** Short task **
Stop after the line containing "const nistErr = [0.16];": print each line exactly from the first line of the listing up to that point.

** Dataset excerpt **
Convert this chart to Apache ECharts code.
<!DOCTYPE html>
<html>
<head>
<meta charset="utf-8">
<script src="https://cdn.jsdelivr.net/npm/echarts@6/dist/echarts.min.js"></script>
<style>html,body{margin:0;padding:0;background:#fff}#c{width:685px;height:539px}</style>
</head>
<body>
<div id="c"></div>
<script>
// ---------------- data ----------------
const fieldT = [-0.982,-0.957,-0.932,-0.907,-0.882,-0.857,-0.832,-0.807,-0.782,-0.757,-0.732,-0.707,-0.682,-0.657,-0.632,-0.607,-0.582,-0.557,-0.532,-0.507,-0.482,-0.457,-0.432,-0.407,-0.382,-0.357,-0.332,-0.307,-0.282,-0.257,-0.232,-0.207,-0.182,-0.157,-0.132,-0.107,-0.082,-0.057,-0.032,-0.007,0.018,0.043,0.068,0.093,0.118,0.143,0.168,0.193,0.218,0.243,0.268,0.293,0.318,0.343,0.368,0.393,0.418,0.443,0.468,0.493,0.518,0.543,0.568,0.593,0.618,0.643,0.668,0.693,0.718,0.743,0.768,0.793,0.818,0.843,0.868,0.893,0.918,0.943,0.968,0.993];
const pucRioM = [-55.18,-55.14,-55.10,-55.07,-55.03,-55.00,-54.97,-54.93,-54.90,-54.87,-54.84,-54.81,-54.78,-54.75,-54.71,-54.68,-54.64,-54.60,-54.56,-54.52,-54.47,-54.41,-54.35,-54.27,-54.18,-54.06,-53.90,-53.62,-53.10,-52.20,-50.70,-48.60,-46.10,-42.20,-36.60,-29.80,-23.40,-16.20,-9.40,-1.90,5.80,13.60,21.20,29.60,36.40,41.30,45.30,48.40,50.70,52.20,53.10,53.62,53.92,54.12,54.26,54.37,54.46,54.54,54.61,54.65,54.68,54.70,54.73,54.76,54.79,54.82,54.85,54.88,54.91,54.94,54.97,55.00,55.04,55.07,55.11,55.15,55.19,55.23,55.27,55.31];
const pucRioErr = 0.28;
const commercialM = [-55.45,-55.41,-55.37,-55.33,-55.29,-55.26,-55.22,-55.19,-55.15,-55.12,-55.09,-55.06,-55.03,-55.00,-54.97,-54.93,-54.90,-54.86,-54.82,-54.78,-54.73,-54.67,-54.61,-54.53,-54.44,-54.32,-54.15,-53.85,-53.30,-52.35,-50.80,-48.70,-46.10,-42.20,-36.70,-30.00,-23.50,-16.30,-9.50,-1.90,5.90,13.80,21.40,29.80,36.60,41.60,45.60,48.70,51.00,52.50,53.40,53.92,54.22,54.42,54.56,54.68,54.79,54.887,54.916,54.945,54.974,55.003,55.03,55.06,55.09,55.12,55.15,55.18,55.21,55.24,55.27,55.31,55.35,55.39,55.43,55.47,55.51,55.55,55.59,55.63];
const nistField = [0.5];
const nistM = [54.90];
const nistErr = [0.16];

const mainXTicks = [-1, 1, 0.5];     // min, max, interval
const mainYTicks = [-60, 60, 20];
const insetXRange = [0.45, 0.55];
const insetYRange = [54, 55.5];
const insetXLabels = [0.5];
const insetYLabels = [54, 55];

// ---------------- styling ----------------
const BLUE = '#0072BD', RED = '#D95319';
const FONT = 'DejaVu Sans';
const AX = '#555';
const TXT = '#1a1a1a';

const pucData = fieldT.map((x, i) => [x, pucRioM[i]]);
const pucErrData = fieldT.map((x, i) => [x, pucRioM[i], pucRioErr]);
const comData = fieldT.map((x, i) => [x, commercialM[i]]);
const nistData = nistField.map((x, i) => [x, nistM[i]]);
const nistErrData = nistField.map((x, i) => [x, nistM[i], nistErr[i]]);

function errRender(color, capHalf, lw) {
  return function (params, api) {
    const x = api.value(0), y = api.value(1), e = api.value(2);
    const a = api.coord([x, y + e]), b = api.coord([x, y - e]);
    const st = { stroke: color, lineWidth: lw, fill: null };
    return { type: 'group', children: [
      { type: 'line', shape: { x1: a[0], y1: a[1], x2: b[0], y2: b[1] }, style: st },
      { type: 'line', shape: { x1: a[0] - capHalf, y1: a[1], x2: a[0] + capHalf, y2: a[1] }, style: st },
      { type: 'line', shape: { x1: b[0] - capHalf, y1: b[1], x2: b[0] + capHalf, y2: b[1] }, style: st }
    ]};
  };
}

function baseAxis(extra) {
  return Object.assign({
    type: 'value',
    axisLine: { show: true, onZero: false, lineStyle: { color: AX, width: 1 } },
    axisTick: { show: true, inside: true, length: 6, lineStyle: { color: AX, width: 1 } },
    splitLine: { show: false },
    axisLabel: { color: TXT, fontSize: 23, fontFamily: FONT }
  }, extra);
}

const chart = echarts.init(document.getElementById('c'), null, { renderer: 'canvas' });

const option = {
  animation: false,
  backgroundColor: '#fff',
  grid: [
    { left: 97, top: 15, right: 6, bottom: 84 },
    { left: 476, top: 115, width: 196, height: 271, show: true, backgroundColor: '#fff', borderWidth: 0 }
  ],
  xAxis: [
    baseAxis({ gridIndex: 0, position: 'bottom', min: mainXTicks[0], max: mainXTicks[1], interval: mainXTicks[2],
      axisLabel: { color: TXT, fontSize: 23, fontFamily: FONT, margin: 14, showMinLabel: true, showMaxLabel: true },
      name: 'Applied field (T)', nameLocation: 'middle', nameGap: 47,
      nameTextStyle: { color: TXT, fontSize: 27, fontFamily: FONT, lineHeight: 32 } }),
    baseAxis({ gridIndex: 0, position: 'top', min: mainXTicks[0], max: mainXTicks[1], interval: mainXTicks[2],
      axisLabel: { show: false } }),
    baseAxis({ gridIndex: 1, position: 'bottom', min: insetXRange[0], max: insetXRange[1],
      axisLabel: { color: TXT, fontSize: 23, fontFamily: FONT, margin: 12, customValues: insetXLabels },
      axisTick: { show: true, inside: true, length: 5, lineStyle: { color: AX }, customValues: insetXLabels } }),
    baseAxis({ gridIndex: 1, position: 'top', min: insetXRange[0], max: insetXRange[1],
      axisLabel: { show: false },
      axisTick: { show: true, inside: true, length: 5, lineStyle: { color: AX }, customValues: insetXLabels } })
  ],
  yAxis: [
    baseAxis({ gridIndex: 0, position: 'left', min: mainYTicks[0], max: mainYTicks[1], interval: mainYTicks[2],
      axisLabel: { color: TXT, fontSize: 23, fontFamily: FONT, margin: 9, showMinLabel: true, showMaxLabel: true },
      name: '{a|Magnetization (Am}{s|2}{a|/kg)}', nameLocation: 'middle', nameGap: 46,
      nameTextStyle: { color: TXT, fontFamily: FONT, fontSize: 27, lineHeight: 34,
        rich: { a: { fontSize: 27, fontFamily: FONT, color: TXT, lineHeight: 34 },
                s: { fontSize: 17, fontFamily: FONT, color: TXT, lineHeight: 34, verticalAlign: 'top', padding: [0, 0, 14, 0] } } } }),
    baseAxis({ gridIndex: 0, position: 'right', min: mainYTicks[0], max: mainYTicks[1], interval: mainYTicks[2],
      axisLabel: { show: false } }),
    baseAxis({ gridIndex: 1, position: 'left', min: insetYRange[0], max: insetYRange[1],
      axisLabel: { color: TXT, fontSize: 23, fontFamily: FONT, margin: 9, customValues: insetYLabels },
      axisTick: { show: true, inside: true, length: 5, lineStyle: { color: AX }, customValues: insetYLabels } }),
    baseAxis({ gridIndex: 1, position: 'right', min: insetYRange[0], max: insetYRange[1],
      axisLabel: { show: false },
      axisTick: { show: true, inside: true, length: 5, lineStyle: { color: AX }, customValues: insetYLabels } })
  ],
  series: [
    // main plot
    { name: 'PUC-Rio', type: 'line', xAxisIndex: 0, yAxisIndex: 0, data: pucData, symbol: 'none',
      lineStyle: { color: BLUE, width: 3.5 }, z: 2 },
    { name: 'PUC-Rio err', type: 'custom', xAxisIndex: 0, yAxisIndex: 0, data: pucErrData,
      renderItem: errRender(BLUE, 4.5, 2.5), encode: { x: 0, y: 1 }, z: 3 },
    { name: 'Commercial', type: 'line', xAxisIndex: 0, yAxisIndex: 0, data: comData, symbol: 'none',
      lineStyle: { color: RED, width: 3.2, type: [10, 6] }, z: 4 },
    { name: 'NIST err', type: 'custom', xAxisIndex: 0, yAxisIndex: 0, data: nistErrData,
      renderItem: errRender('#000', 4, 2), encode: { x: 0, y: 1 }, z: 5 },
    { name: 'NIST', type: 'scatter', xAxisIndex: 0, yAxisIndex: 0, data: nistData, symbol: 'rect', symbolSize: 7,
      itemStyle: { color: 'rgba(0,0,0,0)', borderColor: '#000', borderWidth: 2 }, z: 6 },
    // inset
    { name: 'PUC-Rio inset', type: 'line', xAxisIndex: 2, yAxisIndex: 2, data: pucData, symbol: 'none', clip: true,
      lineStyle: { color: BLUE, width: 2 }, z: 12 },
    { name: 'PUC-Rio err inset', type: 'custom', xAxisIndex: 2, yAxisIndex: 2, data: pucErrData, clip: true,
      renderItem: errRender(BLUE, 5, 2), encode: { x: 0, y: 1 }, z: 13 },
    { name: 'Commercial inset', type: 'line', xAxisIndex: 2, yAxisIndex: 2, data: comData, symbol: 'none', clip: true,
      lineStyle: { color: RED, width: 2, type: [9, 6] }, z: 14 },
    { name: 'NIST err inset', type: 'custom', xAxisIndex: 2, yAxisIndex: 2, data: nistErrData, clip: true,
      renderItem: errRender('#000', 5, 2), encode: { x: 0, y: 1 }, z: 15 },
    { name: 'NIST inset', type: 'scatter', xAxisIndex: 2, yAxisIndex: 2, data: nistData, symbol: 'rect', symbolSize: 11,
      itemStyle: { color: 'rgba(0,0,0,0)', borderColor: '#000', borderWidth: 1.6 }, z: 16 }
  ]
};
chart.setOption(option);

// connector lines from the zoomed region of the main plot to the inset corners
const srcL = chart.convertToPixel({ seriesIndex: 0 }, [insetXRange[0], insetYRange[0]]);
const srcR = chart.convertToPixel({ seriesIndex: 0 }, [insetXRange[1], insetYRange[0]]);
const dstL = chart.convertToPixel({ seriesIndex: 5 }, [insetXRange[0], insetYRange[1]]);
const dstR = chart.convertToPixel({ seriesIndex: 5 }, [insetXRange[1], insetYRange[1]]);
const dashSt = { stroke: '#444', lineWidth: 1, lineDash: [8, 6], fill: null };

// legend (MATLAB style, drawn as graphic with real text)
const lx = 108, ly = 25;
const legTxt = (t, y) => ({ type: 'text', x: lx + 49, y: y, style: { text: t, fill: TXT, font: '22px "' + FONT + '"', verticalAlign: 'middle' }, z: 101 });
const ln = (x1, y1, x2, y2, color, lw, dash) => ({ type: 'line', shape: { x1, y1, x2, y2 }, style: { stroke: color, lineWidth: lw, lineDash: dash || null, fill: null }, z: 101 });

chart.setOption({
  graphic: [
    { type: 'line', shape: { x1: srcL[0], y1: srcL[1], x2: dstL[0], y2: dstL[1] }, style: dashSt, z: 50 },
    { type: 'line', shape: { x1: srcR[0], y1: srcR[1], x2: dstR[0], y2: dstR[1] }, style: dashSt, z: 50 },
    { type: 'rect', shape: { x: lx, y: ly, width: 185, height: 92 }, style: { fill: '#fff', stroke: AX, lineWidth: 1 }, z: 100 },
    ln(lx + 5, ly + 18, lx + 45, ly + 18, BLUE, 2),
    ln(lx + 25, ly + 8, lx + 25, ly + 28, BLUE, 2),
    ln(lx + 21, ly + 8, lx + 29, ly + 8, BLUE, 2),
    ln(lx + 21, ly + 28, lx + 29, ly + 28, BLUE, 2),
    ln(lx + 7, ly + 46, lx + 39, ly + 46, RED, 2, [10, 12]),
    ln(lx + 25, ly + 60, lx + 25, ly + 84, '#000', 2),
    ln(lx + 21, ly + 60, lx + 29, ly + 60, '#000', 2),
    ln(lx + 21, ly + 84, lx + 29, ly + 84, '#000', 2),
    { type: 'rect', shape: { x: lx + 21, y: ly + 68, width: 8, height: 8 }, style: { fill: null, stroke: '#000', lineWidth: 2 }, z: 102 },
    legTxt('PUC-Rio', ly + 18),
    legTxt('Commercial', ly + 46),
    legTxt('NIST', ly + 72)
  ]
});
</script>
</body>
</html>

** Task output **
Convert this chart to Apache ECharts code.
<!DOCTYPE html>
<html>
<head>
<meta charset="utf-8">
<script src="https://cdn.jsdelivr.net/npm/echarts@6/dist/echarts.min.js"></script>
<style>html,body{margin:0;padding:0;background:#fff}#c{width:685px;height:539px}</style>
</head>
<body>
<div id="c"></div>
<script>
// ---------------- data ----------------
const fieldT = [-0.982,-0.957,-0.932,-0.907,-0.882,-0.857,-0.832,-0.807,-0.782,-0.757,-0.732,-0.707,-0.682,-0.657,-0.632,-0.607,-0.582,-0.557,-0.532,-0.507,-0.482,-0.457,-0.432,-0.407,-0.382,-0.357,-0.332,-0.307,-0.282,-0.257,-0.232,-0.207,-0.182,-0.157,-0.132,-0.107,-0.082,-0.057,-0.032,-0.007,0.018,0.043,0.068,0.093,0.118,0.143,0.168,0.193,0.218,0.243,0.268,0.293,0.318,0.343,0.368,0.393,0.418,0.443,0.468,0.493,0.518,0.543,0.568,0.593,0.618,0.643,0.668,0.693,0.718,0.743,0.768,0.793,0.818,0.843,0.868,0.893,0.918,0.943,0.968,0.993];
const pucRioM = [-55.18,-55.14,-55.10,-55.07,-55.03,-55.00,-54.97,-54.93,-54.90,-54.87,-54.84,-54.81,-54.78,-54.75,-54.71,-54.68,-54.64,-54.60,-54.56,-54.52,-54.47,-54.41,-54.35,-54.27,-54.18,-54.06,-53.90,-53.62,-53.10,-52.20,-50.70,-48.60,-46.10,-42.20,-36.60,-29.80,-23.40,-16.20,-9.40,-1.90,5.80,13.60,21.20,29.60,36.40,41.30,45.30,48.40,50.70,52.20,53.10,53.62,53.92,54.12,54.26,54.37,54.46,54.54,54.61,54.65,54.68,54.70,54.73,54.76,54.79,54.82,54.85,54.88,54.91,54.94,54.97,55.00,55.04,55.07,55.11,55.15,55.19,55.23,55.27,55.31];
const pucRioErr = 0.28;
const commercialM = [-55.45,-55.41,-55.37,-55.33,-55.29,-55.26,-55.22,-55.19,-55.15,-55.12,-55.09,-55.06,-55.03,-55.00,-54.97,-54.93,-54.90,-54.86,-54.82,-54.78,-54.73,-54.67,-54.61,-54.53,-54.44,-54.32,-54.15,-53.85,-53.30,-52.35,-50.80,-48.70,-46.10,-42.20,-36.70,-30.00,-23.50,-16.30,-9.50,-1.90,5.90,13.80,21.40,29.80,36.60,41.60,45.60,48.70,51.00,52.50,53.40,53.92,54.22,54.42,54.56,54.68,54.79,54.887,54.916,54.945,54.974,55.003,55.03,55.06,55.09,55.12,55.15,55.18,55.21,55.24,55.27,55.31,55.35,55.39,55.43,55.47,55.51,55.55,55.59,55.63];
const nistField = [0.5];
const nistM = [54.90];
const nistErr = [0.16];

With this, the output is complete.